View Full Version : Bradbury Visit!
grace86
04-20-2007, 12:04 PM
Oddly enough, Ray Bradbury is making a visit to my small city tomorrow evening!
He will be speaking about his book Farenheit 451 and signing his books. How cool is that?!
Hopefully I can still cram my way among the people for admission.
Just curious...how many of you all have met an established author before? This will be my first time.
Niamh
04-20-2007, 12:23 PM
I've met a few Irish Authors before, mainly chicklit writers though!(come in to sign their books in my job) But i did recently see Alexander MacCall Smith! Aparently i aske John Connelly something once in one of our shops and didnt realise it was him until he asked me for signed by the author stickers. Think it was just before he brought out The Book of Lost Things.
I also was Talking to Michael Barrymore when he came in to sign his biography.
liesl
04-20-2007, 12:30 PM
i've met Terry Deary, the author of horrible histories, as a child and got my book signed. unfortunately the book got a bit worn and my mum threw it out
:(
i also met pete from big brother *rolls eyes* because my friend needed moral support to get his autobiography signed.
grace86
04-20-2007, 12:33 PM
I've met a few Irish Authors before, mainly chicklit writers though!(come in to sign their books in my job) But i did recently see Alexander MacCall Smith! Aparently i aske John Connelly something once in one of our shops and didnt realise it was him until he asked me for signed by the author stickers. Think it was just before he brought out The Book of Lost Things.
I also was Talking to Michael Barrymore when he came in to sign his biography.

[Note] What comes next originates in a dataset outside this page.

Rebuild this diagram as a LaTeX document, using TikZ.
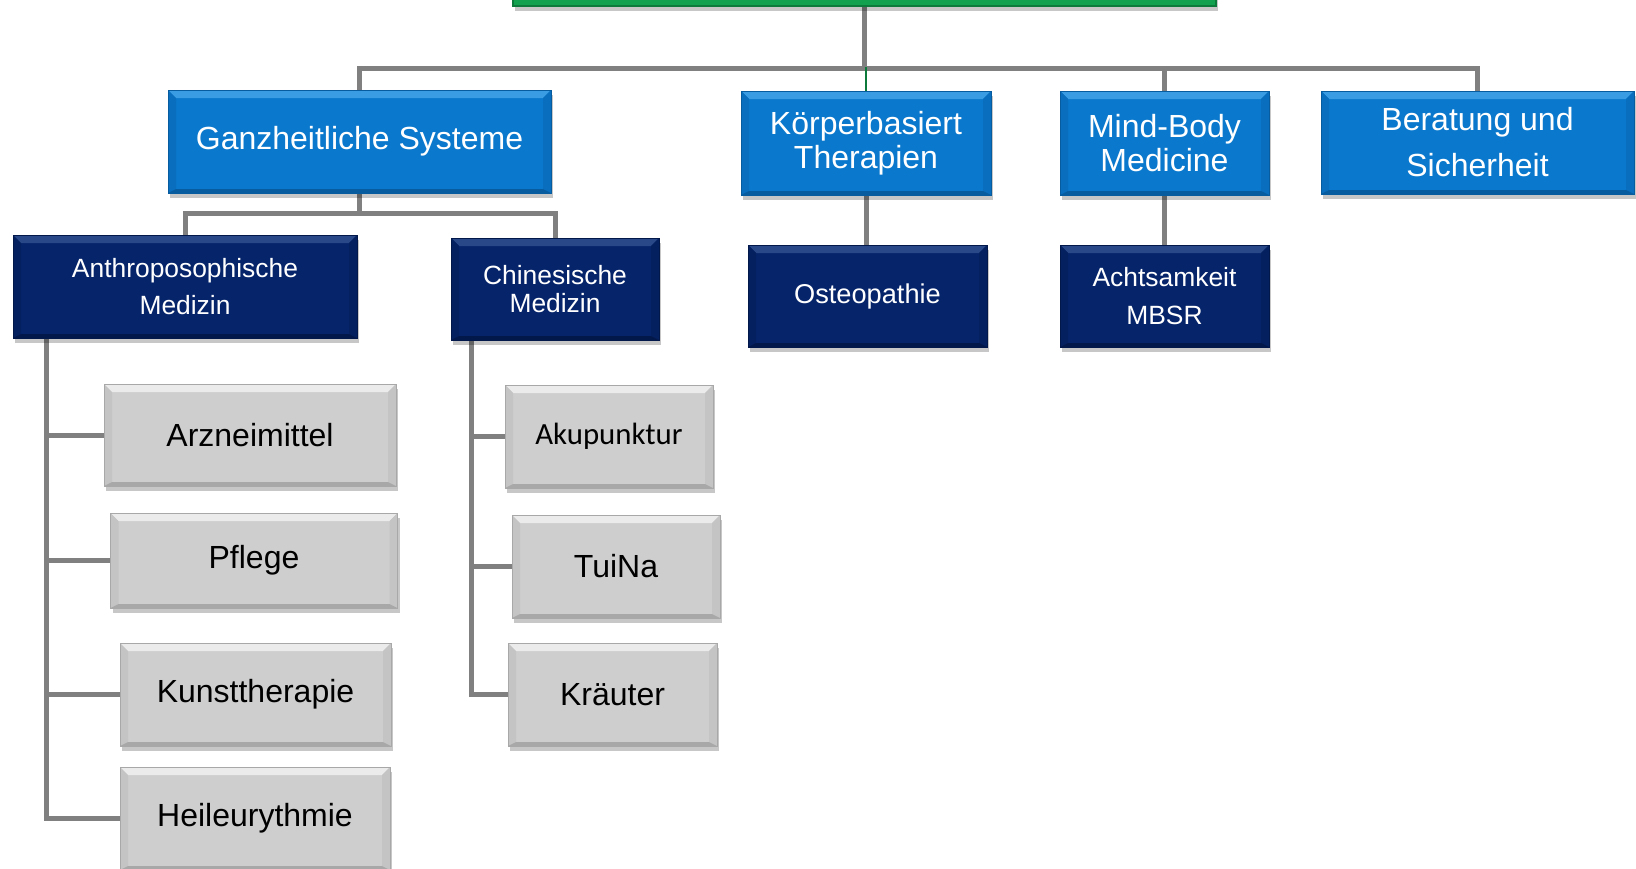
\documentclass[tikz,border=0pt]{standalone}
\usepackage{fontspec}
\setmainfont{Liberation Sans}
\newfontfamily\calib{Carlito}
\usetikzlibrary{shadows,calc,backgrounds}
\definecolor{blueM}{HTML}{0A78CC}
\definecolor{blueT}{HTML}{3A9CE2}
\definecolor{blueS}{HTML}{096EBD}
\definecolor{blueB}{HTML}{075C9F}
\definecolor{navyM}{HTML}{06246A}
\definecolor{navyT}{HTML}{284888}
\definecolor{navyS}{HTML}{05205F}
\definecolor{navyB}{HTML}{03184A}
\definecolor{grayM}{HTML}{CECECE}
\definecolor{grayT}{HTML}{EBEBEB}
\definecolor{grayS}{HTML}{C4C4C4}
\definecolor{grayB}{HTML}{A8A8A8}
\definecolor{greenM}{HTML}{12A24F}
\definecolor{greenD}{HTML}{0B7A3A}
\definecolor{lineG}{HTML}{808080}
\tikzset{
  sz/.style 2 args={minimum width=#1*0.5pt, minimum height=#2*0.5pt},
  bev/.style n args={3}{path picture={
    \fill[#1] (path picture bounding box.north west) -- (path picture bounding box.north east) -- ([shift={(-4pt,-4pt)}]path picture bounding box.north east) -- ([shift={(4pt,-4pt)}]path picture bounding box.north west) -- cycle;
    \fill[#2] (path picture bounding box.north west) -- (path picture bounding box.south west) -- ([shift={(4pt,2pt)}]path picture bounding box.south west) -- ([shift={(4pt,-4pt)}]path picture bounding box.north west) -- cycle;
    \fill[#2] (path picture bounding box.north east) -- (path picture bounding box.south east) -- ([shift={(-4pt,2pt)}]path picture bounding box.south east) -- ([shift={(-4pt,-4pt)}]path picture bounding box.north east) -- cycle;
    \fill[#3] (path picture bounding box.south west) -- (path picture bounding box.south east) -- ([shift={(-4pt,2pt)}]path picture bounding box.south east) -- ([shift={(4pt,2pt)}]path picture bounding box.south west) -- cycle;
  }},
  basebox/.style={rectangle, inner sep=0pt, outer sep=0pt, align=center,
    drop shadow={shadow xshift=1pt, shadow yshift=-2.5pt, opacity=0.22, fill=black}},
  lvA/.style={basebox, fill=blueM, draw=blueB, line width=0.4pt, bev={blueT}{blueS}{blueB}, text=white,
    font=\fontsize{16}{17.25}\selectfont},
  lvB/.style={basebox, fill=navyM, draw=navyB, line width=0.4pt, bev={navyT}{navyS}{navyB}, text=white,
    font=\fontsize{13.2}{18.8}\selectfont},
  lvC/.style={basebox, fill=grayM, draw=grayB, line width=0.4pt, bev={grayT}{grayS}{grayB}, text=black,
    font=\fontsize{16}{18}\selectfont},
  conn/.style={draw=lineG, line width=2.5pt},
  thinc/.style={draw=greenD, line width=0.6pt}
}
\begin{document}
\begin{tikzpicture}[x=0.5pt,y=-0.5pt]
\useasboundingbox (0,0) rectangle (1636,868);
% root bar
\node[basebox, fill=greenM, draw=greenD, line width=0.8pt, sz={703}{30}] (root) at (864.5,-9) {};
% level 1
\node[lvA, sz={383}{103}] (ganz) at (359.5,141.5) {Ganzheitliche Systeme};
\node[lvA, sz={250}{104}] (koerp) at (866,143) {Körperbasiert\\Therapien};
\node[lvA, sz={209}{104}] (mind) at (1164.5,143) {Mind-Body\\Medicine};
\node[lvA, sz={313}{103}, font=\fontsize{16}{23}\selectfont] (berat) at (1477.5,142.5) {Beratung und\\Sicherheit};
% level 2
\node[lvB, sz={344}{103}] (anthro) at (185,286.5) {Anthroposophische\\Medizin};
\node[lvB, sz={208}{102}, font=\fontsize{13.2}{14}\selectfont] (chin) at (555,289) {Chinesische\\Medizin};
\node[lvB, sz={239}{102}, font=\fontsize{13.6}{16}\selectfont] (osteo) at (867.5,296) {Osteopathie};
\node[lvB, sz={209}{102}, font=\fontsize{13.2}{19.3}\selectfont] (acht) at (1164.5,296) {Achtsamkeit\\MBSR};
% level 3 left
\node[lvC, sz={292}{102}] (arz) at (250,435) {Arzneimittel};
\node[lvC, sz={287}{95}] (pfl) at (254,560.5) {Pflege};
\node[lvC, sz={271}{103}] (kunst) at (255.5,694.5) {Kunsttherapie};
\node[lvC, sz={270}{103}] (heil) at (255,818.5) {Heileurythmie};
% level 3 right
\node[lvC, sz={208}{103}, font=\calib\fontsize{15.4}{18}\selectfont] (aku) at (609,436.5) {Akupunktur};
\node[lvC, sz={208}{103}] (tui) at (616,566.5) {TuiNa};
\node[lvC, sz={209}{103}] (kraut) at (612.5,694.5) {Kräuter};
% connectors
\begin{pgfonlayer}{background}
\draw[conn] (root.south) -- ++(0,62) -| (ganz.north);
\draw[conn] (root.south) -- ++(0,62) -| (mind.north);
\draw[conn] (root.south) -- ++(0,62) -| (berat.north);
\draw[thinc] ($(root.south)+(0,62)$) -| (koerp.north);
\draw[conn] (ganz.south) -- ++(0,20) -| (anthro.north);
\draw[conn] (ganz.south) -- ++(0,20) -| (chin.north);
\draw[conn] (koerp.south) -- (koerp.south |- osteo.north);
\draw[conn] (mind.south) -- (acht.north);
\draw[conn] ($(anthro.south west)+(33.5,0)$) |- (arz.west);
\draw[conn] ($(anthro.south west)+(33.5,0)$) |- (pfl.west);
\draw[conn] ($(anthro.south west)+(33.5,0)$) |- (kunst.west);
\draw[conn] ($(anthro.south west)+(33.5,0)$) |- (heil.west);
\draw[conn] ($(chin.south west)+(20.6,0)$) |- (aku.west);
\draw[conn] ($(chin.south west)+(20.6,0)$) |- (tui.west);
\draw[conn] ($(chin.south west)+(20.6,0)$) |- (kraut.west);
\end{pgfonlayer}
\end{tikzpicture}
\end{document}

Oh wow, I would have liked to meet John Connelly, I just read that book recently.
Niamh
04-20-2007, 12:46 PM
it was just recently up for an award at the Irish Book Awards. It is a very good book but because of its blatant plagerism i dont think it should have been up for an award.
kathycf
04-20-2007, 01:49 PM
Tom Wolfe spoke at my college years ago about the writing process. He said hello to students afterward and answered questions. Plus, he nodded hello at me. :lol:
mtpspur
04-23-2007, 10:17 PM
In 1977 I attended Pulpcon at Akron Oh and gushed away at Walter B. Gibson, writer of the Shadow pulp stories. He took the Smith and Street Publications concept and gave it flesh and bones. He wrote 282 out of the 325 issues and the first revival story from 1963(?). He would have have been about 80 years by then (The Shadow was 1931-1949) and he was most gracious. Sadly I have no picture of him but I still have one autographed book-even worse not a Shadow--those went bye-bye during a periodic attempt to avoid bankruptcy (1987). Saw but did not speak to Leigh Brackett at same convention.
grace86
04-24-2007, 04:49 PM
The Bradbury lecture went very well. I managed to come out with three books signed. Only one of them was an old edition though (The Martian Chronicles - First Edition), the other two, Fahrenheit 451 and Dandelion Wine were new.
It was amazing to listen to him speak. He associated all his successes with the fact that the reason they were successes was that they happened by doing what he loved. I did not know he was in a wheelchair now, but he plans on writing for the next fourteen years at least (He's 86 now and has plans to write until he is at least one hundred - optimistic).
I was disappointed to see that not many young people attended the lecture...most of those who did only did so because the high school was giving out extra credit.
mtpspur
04-24-2007, 08:10 PM
Sad to say but unfortunately Bradbury is considered 'old fashioned' nowadays. A shame since he paved the way for SF to be respectable to be caught reading.
kathycf
04-24-2007, 08:53 PM
I guess if you love what you do, it shows in the quality of your work. I tend to agree with mtpspur, that Bradbury is considered old fashioned. I think that people think something is old and dismiss it as irrelevant, which is hardly true.
Stieg
04-24-2007, 09:42 PM
Bradbury is an amazing author, but with the advent of hard SF, cyberpunk, and other variants of SF, yes, Bradbury is quite straightforward and conventional.
Yet, the difference, folks, Bradbury's are timeless classics. Alot of these new "hot" authors these days are lucky if they still remain popular after five years and lucky if their work is still remembered twenty years after the fact. Bradbury will never be forgotten.
Hey, did you know Sam Peckinpah signed at one time to direct Something Wicked This Way Comes (one of my favs). Bradbury asked Bloody Sam, "How will you do it, Sam?"
"Rip the pages out of your book and stuff them in the camera." Sam replied.
Bradbury pleased said, "Good."
But nothing came of it. And the film didn't see production until many years later directed by Jack Clayton and produced by Disney with a heap of dramatic changes and omissions.
I love Bradbury, he is wickedly funny and a brilliant writer.